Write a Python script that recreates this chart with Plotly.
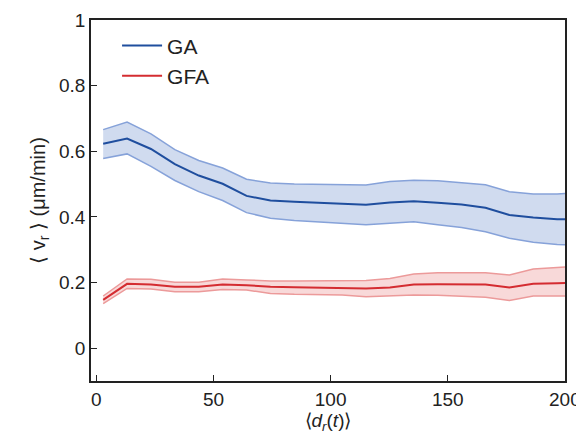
import plotly.graph_objects as go

x_vals = [2.9, 13.1, 23.3, 33.5, 43.7, 53.9, 64.1, 74.3, 84.5, 94.7, 104.9,
          115.1, 125.3, 135.5, 145.7, 155.9, 166.1, 176.3, 186.5, 196.7, 206.9]

ga_mean = [0.623, 0.639, 0.607, 0.561, 0.526, 0.501, 0.464, 0.450, 0.446, 0.443, 0.441,
           0.437, 0.444, 0.448, 0.443, 0.438, 0.428, 0.406, 0.398, 0.393, 0.392]
ga_upper = [0.666, 0.689, 0.653, 0.605, 0.572, 0.549, 0.515, 0.503, 0.500, 0.499, 0.499,
            0.497, 0.508, 0.512, 0.510, 0.505, 0.498, 0.477, 0.470, 0.470, 0.474]
ga_lower = [0.578, 0.592, 0.554, 0.511, 0.477, 0.450, 0.413, 0.396, 0.389, 0.384, 0.381,
            0.376, 0.381, 0.385, 0.376, 0.368, 0.355, 0.335, 0.323, 0.316, 0.313]

gfa_mean = [0.147, 0.196, 0.194, 0.187, 0.187, 0.194, 0.192, 0.187, 0.186, 0.185, 0.184,
            0.182, 0.185, 0.194, 0.195, 0.195, 0.194, 0.185, 0.196, 0.198, 0.200]
gfa_upper = [0.159, 0.211, 0.210, 0.201, 0.201, 0.211, 0.208, 0.205, 0.205, 0.205, 0.206,
             0.206, 0.212, 0.226, 0.230, 0.230, 0.230, 0.223, 0.241, 0.246, 0.250]
gfa_lower = [0.136, 0.182, 0.180, 0.172, 0.172, 0.179, 0.177, 0.167, 0.164, 0.163, 0.162,
             0.157, 0.159, 0.162, 0.161, 0.159, 0.155, 0.145, 0.159, 0.159, 0.159]

x_ticks = [0, 50, 100, 150, 200]
x_tick_text = ["0", "50", "100", "150", "200"]
y_ticks = [0, 0.2, 0.4, 0.6, 0.8, 1]
y_tick_text = ["0", "0.2", "0.4", "0.6", "0.8", "1"]

series = [
    ("GA", ga_mean, ga_upper, ga_lower, "#1f4e9e", "#86a2d9", "rgba(170,190,226,0.55)"),
    ("GFA", gfa_mean, gfa_upper, gfa_lower, "#d42c31", "#ec9a9a", "rgba(240,170,170,0.45)"),
]

fig = go.Figure()
for name, mean, up, lo, col, edge, fill in series:
    fig.add_trace(go.Scatter(x=x_vals, y=lo, mode="lines", line=dict(color=edge, width=1.5),
                             showlegend=False, hoverinfo="skip"))
    fig.add_trace(go.Scatter(x=x_vals, y=up, mode="lines", line=dict(color=edge, width=1.5),
                             fill="tonexty", fillcolor=fill, showlegend=False, hoverinfo="skip"))
for name, mean, up, lo, col, edge, fill in series:
    fig.add_trace(go.Scatter(x=x_vals, y=mean, mode="lines", name=name,
                             line=dict(color=col, width=2)))

fig.update_layout(
    width=576, height=445,
    margin=dict(l=91, r=11, t=20, b=64),
    paper_bgcolor="white", plot_bgcolor="white",
    font=dict(family="Liberation Sans, Arial, sans-serif", size=19, color="#222"),
    legend=dict(x=0.055, y=0.985, xanchor="left", yanchor="top", traceorder="normal",
                bgcolor="rgba(0,0,0,0)", font=dict(size=21),
                itemwidth=40, tracegroupgap=0),
    xaxis=dict(range=[-2.3, 200.05], tickvals=x_ticks, ticktext=x_tick_text,
               ticks="inside", ticklen=6, ticklabeloverflow="allow", automargin=False,
               showgrid=False, zeroline=False, showline=True, linecolor="#222",
               linewidth=1.5, mirror=True, tickcolor="#222",
               title=dict(text="⟨<i>d<sub>r</sub></i>(<i>t</i>)⟩", standoff=4,
                          font=dict(size=19))),
    yaxis=dict(range=[-0.1, 1.0], tickvals=y_ticks, ticktext=y_tick_text,
               ticks="inside", ticklen=6, showgrid=False, zeroline=False,
               showline=True, linecolor="#222", linewidth=1.5, mirror=True,
               tickcolor="#222", ticklabeloverflow="allow", automargin=False,
               title=dict(text="⟨ v<sub>r</sub> ⟩ (μm/min)", standoff=8,
                          font=dict(size=20))),
)

fig.write_html("out.html", config={"displayModeBar": False},
               post_script="document.body.style.margin='0';document.body.style.padding='0';")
=-=-=
Leave out the pictures and restate, word for word, the lines from the top of the data through the line containing "186.5, 196.7, 206.9]", both included.

■ **Solution**
Write a Python script that recreates this chart with Plotly.
import plotly.graph_objects as go

x_vals = [2.9, 13.1, 23.3, 33.5, 43.7, 53.9, 64.1, 74.3, 84.5, 94.7, 104.9,
          115.1, 125.3, 135.5, 145.7, 155.9, 166.1, 176.3, 186.5, 196.7, 206.9]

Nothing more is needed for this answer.